Efficient kit can’t out-run a leaky envelope or a control strategy the household hates.
A small table that explains most disappointments
| What you optimise for | What you usually change | What you might sacrifice |
|---|---|---|
| Lowest bills | Lower flow temps, longer run times, smart schedules | Fast “blast” heating, instant recovery |
| Maximum comfort | Larger emitters, better insulation, stable set-points | Upfront cost, disruption |
| Minimal hassle | Simple controls, conservative settings | Peak efficiency, some savings |
The trap is trying to get all three without paying for the building work or the commissioning time. Physics doesn’t negotiate, it invoices.
Three moments that predict whether your “efficient” system will feel efficient
- The first cold snap. If the home can’t hold heat, you’ll crank settings and never come back down.
- The first bill that doesn’t match the promise. This is where people abandon optimisation and settle into “whatever works”.
- The first service visit. Filters, balancing, firmware updates, and sensor placement sound minor-until they’re the reason your system behaves oddly.
Most systems don’t fail dramatically. They just drift into a mediocre mode that feels safe: higher temperatures, more boosts, less trust. That’s the quiet death of projected savings.
What “good” looks like: boring, measured, and slightly obsessive
A genuinely good installation reads like process, not magic. It includes commissioning, documentation, and a bit of education for the household. It assumes you’ll forget the manual and still tries to protect you from your own overrides.

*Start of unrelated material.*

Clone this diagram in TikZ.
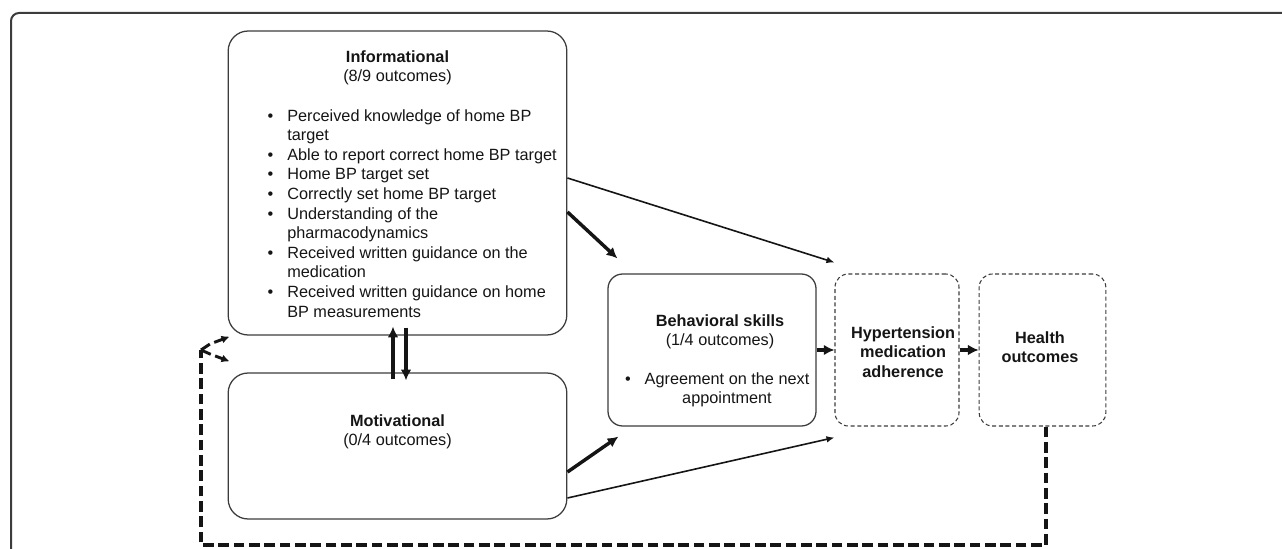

If you want a practical test, ask for two things after install: a clear explanation of target flow temperatures (by outside temperature), and evidence that the system has been balanced and checked for cycling. If the answer is vague, your real-world performance will probably be vague too.

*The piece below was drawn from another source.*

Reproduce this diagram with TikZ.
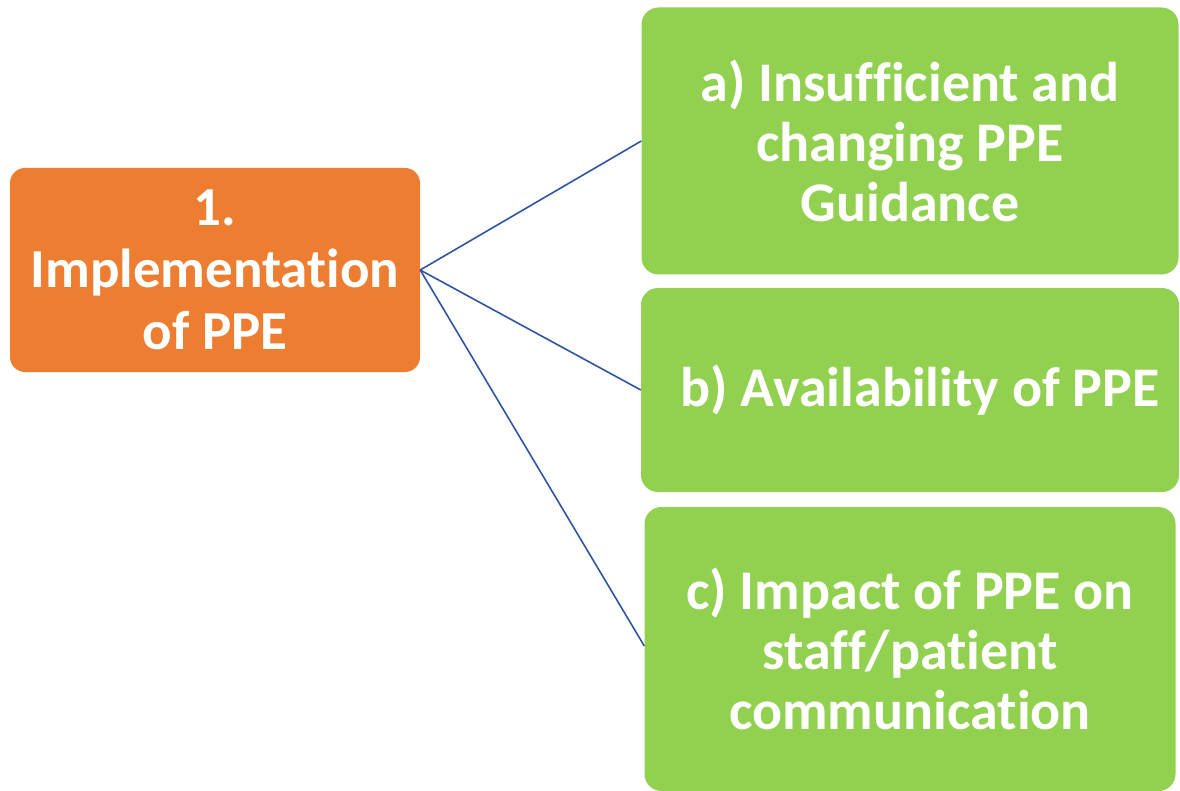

The uncomfortable conclusion
“Efficient systems” are often efficient in the same way a race car is efficient: under the right conditions, with the right setup, and with a driver who understands the controls. Energy efficient heating can be a real upgrade, but only when the building, the design, and the daily habits stop fighting the equipment.
The good news is that this is solvable. The bad news is that it’s rarely solved by the box alone.